Saying nothing
Re-reading Sean O’Casey’s Three Plays ahead of going to see a production of The Plough and the Stars on Thursday, it is hard to imagine now that O’Casey’s work once provoked protests and rioting. O’Casey was eventually driven into exile, leaving Ireland in 1938 and never returning before his death in 1964.
An Ireland controlled by Archbishop John Charles McQuaid, who, as Archbishop of Dublin, effectively ruled the country for thirty years from 1940, had no place for the work of O’Casey or Beckett or Joyce, or a string of other writers. When a Dublin production of one of his plays was blocked by the Archbishop’s pressure on the city council and trade unions, O’Casey wrote to the Irish Times in a letter quoted in John Cooney’s biography of McQuaid,
There we go; the streets of Dublin echo with the drumbeats of footsteps running away. The Archbishop in his Palace and the Customs Officer on the quay viva watch to guard virtue and Eire; the other Archbishop (Barton) draws the curtains and sits close to his study fire, saying nothing; and so the Hidden Ireland becomes the Bidden Ireland, and all is swell.
O’Casey had grown up as a devout member of the Church of Ireland; the first volume of his autobiography can only be fully appreciated by being familiar with the old Church of Ireland prayer book, so many are the allusions and quotes, but his socialist and republican views were to lead him a long way from the church.
Perhaps the “other Archbishop”, Dr Barton, the Church of Ireland Archbishop of Dublin from 1939 to 1956, felt no great inclination to speak for someone who had long left the fold; perhaps he would have had his own reservations about O’Casey’s work; perhaps, though, it was expedient to keep one’s head down and not to provoke McQuaid and his supporters. Dr Noel Browne had sought to introduce a mother and child health care programme earlier in the decade and had been forced into resignation by those who believed that Browne’s proposals, which were very modest by modern standards, were contrary to Catholic principle.
In retrospect, the Church of Ireland seems to have survived by ‘drawing the curtains’, remaining a tightly knit community with its own schools, it own clubs, its own associations; living a parallel existence to those of the majority community, which was to grow to 95% of the population.
Dr Barton might justifiably point to the fact that we have survived, that our numbers are at their highest in two generations, but, if O’Casey’s accusation was true, what was the cost of sitting at the fireside and drawing the curtains on the outside world?

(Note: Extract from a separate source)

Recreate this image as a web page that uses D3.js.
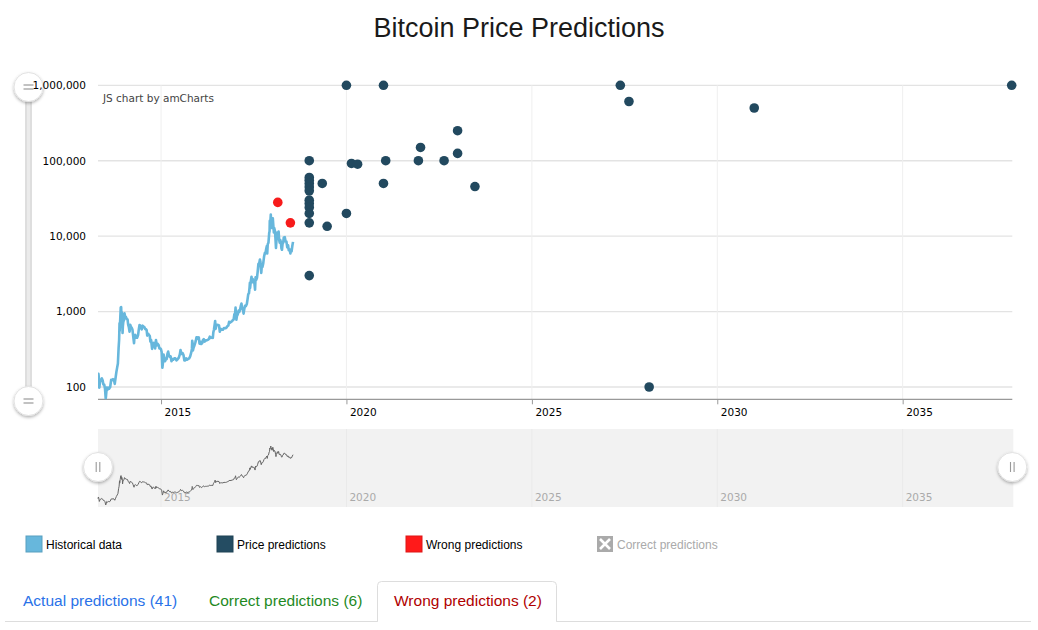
<!DOCTYPE html>
<html><head><meta charset="utf-8">
<script src="https://cdn.jsdelivr.net/npm/d3@7/dist/d3.min.js"></script>
<style>
html,body{margin:0;padding:0;background:#fff;}
svg{display:block;}
</style></head>
<body>
<script>
// ---------- DATA ----------
const histDates = ["2013-04-20","2013-04-24","2013-04-28","2013-05-03","2013-05-10","2013-05-18","2013-05-28","2013-06-05","2013-06-12","2013-06-20","2013-06-28","2013-07-05","2013-07-08","2013-07-15","2013-07-22","2013-07-30","2013-08-08","2013-08-18","2013-08-28","2013-09-05","2013-09-15","2013-09-25","2013-10-02","2013-10-08","2013-10-18","2013-10-26","2013-11-02","2013-11-09","2013-11-14","2013-11-18","2013-11-20","2013-11-25","2013-11-30","2013-12-04","2013-12-08","2013-12-10","2013-12-15","2013-12-18","2013-12-21","2013-12-26","2014-01-01","2014-01-06","2014-01-12","2014-01-20","2014-01-28","2014-02-05","2014-02-11","2014-02-18","2014-02-25","2014-03-03","2014-03-10","2014-03-18","2014-03-25","2014-04-01","2014-04-10","2014-04-14","2014-04-22","2014-05-01","2014-05-10","2014-05-20","2014-05-27","2014-06-03","2014-06-10","2014-06-18","2014-06-25","2014-07-03","2014-07-12","2014-07-20","2014-07-30","2014-08-05","2014-08-12","2014-08-18","2014-08-26","2014-09-05","2014-09-12","2014-09-18","2014-09-25","2014-10-05","2014-10-12","2014-10-20","2014-10-28","2014-11-04","2014-11-12","2014-11-20","2014-11-28","2014-12-08","2014-12-16","2014-12-24","2015-01-01","2015-01-07","2015-01-14","2015-01-20","2015-01-26","2015-02-02","2015-02-10","2015-02-18","2015-02-26","2015-03-05","2015-03-12","2015-03-20","2015-03-28","2015-04-05","2015-04-14","2015-04-22","2015-05-01","2015-05-12","2015-05-22","2015-06-02","2015-06-15","2015-06-25","2015-07-05","2015-07-12","2015-07-20","2015-08-01","2015-08-10","2015-08-19","2015-08-27","2015-09-06","2015-09-15","2015-09-25","2015-10-05","2015-10-15","2015-10-25","2015-11-01","2015-11-04","2015-11-08","2015-11-11","2015-11-18","2015-11-26","2015-12-05","2015-12-10","2015-12-16","2015-12-24","2016-01-01","2016-01-08","2016-01-15","2016-01-24","2016-02-01","2016-02-10","2016-02-18","2016-02-26","2016-03-05","2016-03-15","2016-03-25","2016-04-05","2016-04-15","2016-04-25","2016-05-05","2016-05-15","2016-05-25","2016-05-30","2016-06-05","2016-06-12","2016-06-17","2016-06-22","2016-06-28","2016-07-05","2016-07-15","2016-07-25","2016-08-02","2016-08-10","2016-08-20","2016-09-01","2016-09-12","2016-09-25","2016-10-05","2016-10-15","2016-10-25","2016-11-01","2016-11-10","2016-11-20","2016-11-30","2016-12-08","2016-12-16","2016-12-23","2016-12-31","2017-01-04","2017-01-08","2017-01-12","2017-01-18","2017-01-26","2017-02-03","2017-02-10","2017-02-17","2017-02-24","2017-03-03","2017-03-10","2017-03-17","2017-03-24","2017-03-31","2017-04-07","2017-04-15","2017-04-25","2017-05-02","2017-05-09","2017-05-16","2017-05-22","2017-05-25","2017-05-27","2017-06-03","2017-06-10","2017-06-16","2017-06-22","2017-06-30","2017-07-07","2017-07-15","2017-07-20","2017-07-27","2017-08-03","2017-08-10","2017-08-17","2017-08-24","2017-09-01","2017-09-06","2017-09-14","2017-09-19","2017-09-26","2017-10-03","2017-10-12","2017-10-20","2017-10-26","2017-11-01","2017-11-08","2017-11-12","2017-11-17","2017-11-24","2017-11-29","2017-12-01","2017-12-05","2017-12-07","2017-12-10","2017-12-14","2017-12-17","2017-12-20","2017-12-22","2017-12-26","2017-12-30","2018-01-06","2018-01-10","2018-01-16","2018-01-20","2018-01-28","2018-02-02","2018-02-06","2018-02-10","2018-02-16","2018-02-20","2018-02-25","2018-03-04","2018-03-10","2018-03-15","2018-03-20","2018-03-25","2018-04-01","2018-04-06","2018-04-12","2018-04-18","2018-04-24","2018-05-04","2018-05-12","2018-05-20","2018-05-28","2018-06-05","2018-06-12","2018-06-20","2018-06-28","2018-07-04","2018-07-10","2018-07-17","2018-07-24"];
const histValues = [127,150,135,98,117,123,130,122,108,108,95,70,76,98,92,98,95,100,125,123,127,124,110,126,158,182,205,330,420,700,560,800,1130,1150,800,980,860,520,640,740,770,950,860,850,800,790,670,620,540,670,630,610,580,480,380,460,490,450,450,490,580,665,650,610,580,650,630,625,585,585,570,480,510,490,475,400,420,320,380,385,355,325,420,355,375,360,325,325,315,290,180,210,270,240,220,240,235,275,295,262,250,255,220,235,230,240,240,225,235,245,270,310,275,282,265,225,225,240,230,235,240,255,285,320,410,375,305,335,355,390,415,455,455,434,455,375,400,372,380,420,430,400,415,415,422,430,465,447,455,448,530,575,670,750,590,650,670,665,655,540,590,580,575,605,600,610,640,655,730,715,730,745,770,785,920,960,1130,900,780,880,920,1030,990,1050,1180,1280,1100,1070,940,1080,1190,1180,1260,1450,1700,1750,2100,2400,2050,2500,2900,2450,2700,2450,2500,1950,2850,2650,2800,3400,4300,4300,4900,4600,3250,3900,3900,4300,5400,6000,5900,6700,7400,5900,7800,8200,9900,10900,11600,16000,15000,16500,19300,16000,13800,15800,12800,17200,14500,11200,12800,11500,8800,7000,8500,10100,11200,9600,11500,8800,8200,8900,8500,6900,6600,7900,8200,9600,9700,8500,8500,7100,7600,6500,6700,5900,6600,6300,7400,8400];

const predDates = ["2018-12-31","2018-12-31","2018-12-31","2018-12-31","2018-12-31","2018-12-31","2018-12-31","2018-12-31","2018-12-31","2018-12-31","2018-12-31","2018-12-31","2019-05-08","2019-06-25","2020-01-01","2020-01-01","2020-02-20","2020-04-20","2020-12-31","2020-12-31","2021-01-22","2021-12-10","2021-12-31","2022-08-20","2022-12-31","2022-12-31","2023-06-20","2027-05-22","2027-08-15","2028-03-01","2030-12-31","2037-12-10"];
const predValues = [100000,60000,55000,50000,45000,40000,30000,27000,24000,20000,15000,3000,50000,13500,1000000,20000,92000,90000,1000000,50000,100000,100000,150000,100000,250000,125000,45500,1000000,610000,100,500000,1000000];

const wrongDates = ["2018-02-24","2018-06-28"];
const wrongValues = [28000,15000];

const yTickValues = [100,1000,10000,100000,1000000];
const xTickYears = [2015,2020,2025,2030,2035];
const legendLabels = ["Historical data","Price predictions","Wrong predictions","Correct predictions"];
const tabLabels = ["Actual predictions (41)","Correct predictions (6)","Wrong predictions (2)"];

// ---------- SETUP ----------
const W = 1038, H = 630;
const parse = d3.timeParse("%Y-%m-%d");
const hist = histDates.map((d,i)=>({date:parse(d), value:histValues[i]}));
const preds = predDates.map((d,i)=>({date:parse(d), value:predValues[i]}));
const wrongs = wrongDates.map((d,i)=>({date:parse(d), value:wrongValues[i]}));

const plot = {left:98, right:1012.3, top:85.3, bottom:399.3};
const x = d3.scaleTime().domain([parse("2013-04-20"), parse("2037-12-16")]).range([plot.left, plot.right]);
const y = d3.scaleLog().domain([68.7, 1000000]).range([plot.bottom, plot.top]);

const COL_HIST = "#67b7dc", COL_PRED = "#22495f", COL_WRONG = "#f71b1b";
const AXFONT = "'DejaVu Sans', Verdana, sans-serif";
const ARIAL = "'Liberation Sans', Arial, sans-serif";

const svg = d3.select("body").append("svg").attr("width",W).attr("height",H);
const defs = svg.append("defs");
defs.append("clipPath").attr("id","plotclip").append("rect")
  .attr("x",plot.left).attr("y",plot.top-8).attr("width",plot.right-plot.left+8).attr("height",plot.bottom-plot.top+8);
const f = defs.append("filter").attr("id","shadow").attr("x","-50%").attr("y","-50%").attr("width","200%").attr("height","200%");
f.append("feDropShadow").attr("dx",0).attr("dy",1.5).attr("stdDeviation",1.6).attr("flood-color","#000").attr("flood-opacity",0.3);

// Title
svg.append("text").attr("x",519).attr("y",37).attr("text-anchor","middle")
  .style("font-family",ARIAL).style("font-size","27px").attr("fill","#1a1a1a").text("Bitcoin Price Predictions");

// Gridlines (horizontal)
const grid = svg.append("g");
grid.selectAll("line.h").data(yTickValues).join("line")
  .attr("x1",plot.left).attr("x2",plot.right).attr("y1",d=>y(d)).attr("y2",d=>y(d))
  .attr("stroke","#e3e3e3").attr("stroke-width",1.3);
// vertical gridlines
const xTickDates = xTickYears.map(yy=>new Date(yy,0,1));
grid.selectAll("line.v").data(xTickDates).join("line")
  .attr("x1",d=>x(d)).attr("x2",d=>x(d)).attr("y1",plot.top).attr("y2",plot.bottom)
  .attr("stroke","#efefef").attr("stroke-width",1);

// X axis
const xAxis = d3.axisBottom(x).tickValues(xTickDates).tickFormat(d3.timeFormat("%Y")).tickSize(5).tickSizeOuter(0);
const gx = svg.append("g").attr("transform",`translate(0,${plot.bottom})`).call(xAxis);
gx.select(".domain").attr("stroke","#999").attr("stroke-width",1.2).attr("d",`M${plot.left},0H${plot.right}`);
gx.selectAll(".tick line").attr("stroke","#999");
gx.selectAll(".tick text").attr("text-anchor","start").attr("x",3).attr("y",9)
  .style("font-family",AXFONT).style("font-size","10.5px").attr("fill","#000");

// Y axis
const yAxis = d3.axisLeft(y).tickValues(yTickValues).tickFormat(d3.format(",")).tickSize(0);
// Left vertical scrollbar (behind labels)
const vs = svg.append("g");
vs.append("rect").attr("x",25).attr("y",87).attr("width",7).attr("height",314).attr("fill","#dedede");
vs.append("rect").attr("x",27).attr("y",87).attr("width",3).attr("height",314).attr("fill","#ebebeb");
[87,401].forEach(cy=>{
  vs.append("circle").attr("cx",28.5).attr("cy",cy).attr("r",14.5).attr("fill","#fff").attr("stroke","#e2e2e2").attr("filter","url(#shadow)");
  [-2,2].forEach(dy=>vs.append("line").attr("x1",23.5).attr("x2",33.5).attr("y1",cy+dy).attr("y2",cy+dy).attr("stroke","#999").attr("stroke-width",1.2));
});
const gy = svg.append("g").attr("transform",`translate(${plot.left},0)`).call(yAxis);
gy.select(".domain").remove();
gy.selectAll(".tick text").attr("x",-12)
  .style("font-family",AXFONT).style("font-size","10.5px").attr("fill","#000");

// Credit
svg.append("text").attr("x",103).attr("y",102).style("font-family",AXFONT).style("font-size","10.5px")
  .attr("fill","#444").text("JS chart by amCharts");

// Historical line
const line = d3.line().x(d=>x(d.date)).y(d=>y(d.value)).curve(d3.curveLinear);
svg.append("path").datum(hist).attr("clip-path","url(#plotclip)")
  .attr("d",line).attr("fill","none").attr("stroke",COL_HIST).attr("stroke-width",2.6).attr("stroke-linejoin","round");

// Predictions
svg.append("g").selectAll("circle").data(preds).join("circle")
  .attr("cx",d=>x(d.date)).attr("cy",d=>y(d.value)).attr("r",4.8).attr("fill",COL_PRED);
svg.append("g").selectAll("circle").data(wrongs).join("circle")
  .attr("cx",d=>x(d.date)).attr("cy",d=>y(d.value)).attr("r",4.8).attr("fill",COL_WRONG);

// ---------- Bottom scrollbar ----------
const sb = {top:429, bottom:507};
svg.append("rect").attr("x",plot.left).attr("y",sb.top).attr("width",plot.right-plot.left+1).attr("height",sb.bottom-sb.top).attr("fill","#f2f2f2");
svg.append("g").selectAll("line").data(xTickDates).join("line")
  .attr("x1",d=>x(d)).attr("x2",d=>x(d)).attr("y1",sb.top).attr("y2",sb.bottom).attr("stroke","#eaeaea");
const ys = d3.scaleLog().domain(d3.extent(histValues)).range([505,446]);
const miniLine = d3.line().x(d=>x(d.date)).y(d=>ys(d.value));
svg.append("path").datum(hist).attr("d",miniLine).attr("fill","none").attr("stroke","#666").attr("stroke-width",1);
svg.append("g").selectAll("text").data(xTickDates).join("text")
  .attr("x",d=>x(d)+3).attr("y",501).style("font-family",AXFONT).style("font-size","10.5px")
  .attr("fill","#aaa").text(d3.timeFormat("%Y"));
[plot.left, plot.right].forEach(cx=>{
  svg.append("circle").attr("cx",cx).attr("cy",467).attr("r",14.5).attr("fill","#fff").attr("stroke","#e2e2e2").attr("filter","url(#shadow)");
  [-1.8,1.8].forEach(dx=>svg.append("line").attr("x1",cx+dx).attr("x2",cx+dx).attr("y1",462).attr("y2",472).attr("stroke","#999").attr("stroke-width",1.1));
});

// ---------- Legend ----------
const legX = [26,217,406,597];
const legCol = [COL_HIST, "#244c62", "#ff1a1a", null];
const leg = svg.append("g");
legendLabels.forEach((lbl,i)=>{
  if (legCol[i]) {
    leg.append("rect").attr("x",legX[i]).attr("y",536).attr("width",16).attr("height",16)
      .attr("fill",legCol[i]).attr("stroke",d3.color(legCol[i]).darker(0.4)).attr("stroke-width",1);
  } else {
    leg.append("rect").attr("x",legX[i]).attr("y",536).attr("width",16).attr("height",16).attr("fill","#aaaaaa");
    leg.append("path").attr("d",`M${legX[i]+3},539L${legX[i]+13},549M${legX[i]+13},539L${legX[i]+3},549`)
      .attr("stroke","#fff").attr("stroke-width",2.6);
  }
  leg.append("text").attr("x",legX[i]+20).attr("y",548.5).style("font-family",ARIAL).style("font-size","12px")
    .attr("fill", legCol[i] ? "#000" : "#aaa").text(lbl);
});

// ---------- Tabs ----------
const tabs = svg.append("g");
tabs.append("line").attr("x1",5).attr("x2",1031).attr("y1",621.5).attr("y2",621.5).attr("stroke","#ddd");
tabs.append("path").attr("d","M377.5,621.5V585.5Q377.5,581.5 381.5,581.5H552.5Q556.5,581.5 556.5,585.5V621.5")
  .attr("fill","#fff").attr("stroke","#ddd");
tabs.append("line").attr("x1",378).attr("x2",556).attr("y1",621.5).attr("y2",621.5).attr("stroke","#fff").attr("stroke-width",1.5);
const tabX = [23,209,394];
const tabCol = ["#2a72e8","#1f8a1f","#b00000"];
tabLabels.forEach((t,i)=>{
  tabs.append("text").attr("x",tabX[i]).attr("y",606).style("font-family",ARIAL).style("font-size","15.5px")
    .attr("fill",tabCol[i]).text(t);
});
</script>
</body></html>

Perhaps the price came not in the Republic, but in the North. ‘McQuaid’ became a byword for what Ulster Protestants perceived as the consequences of living in a Catholic dominated state. Hardliners within the Unionist community used stories of McQuaid to stir up fear and hatred of the Roman Catholic Church, and, by a logical process, of its members. Noel Browne’s name was quoted as an example of what happened to anyone who dared to dissent from the way in which the country was run. Perhaps it was as much perception as substance, but it was a perception that led to the deep entrenchment of a community.
Maybe Dr Barton could not have done much to assist Sean O’Casey, but, had he spoken up, might things have been different? Perhaps the Church of Ireland was the only organisation large enough to have voiced dissent, and even if that dissent had been ineffective, is the right thing to do not the right thing to be done?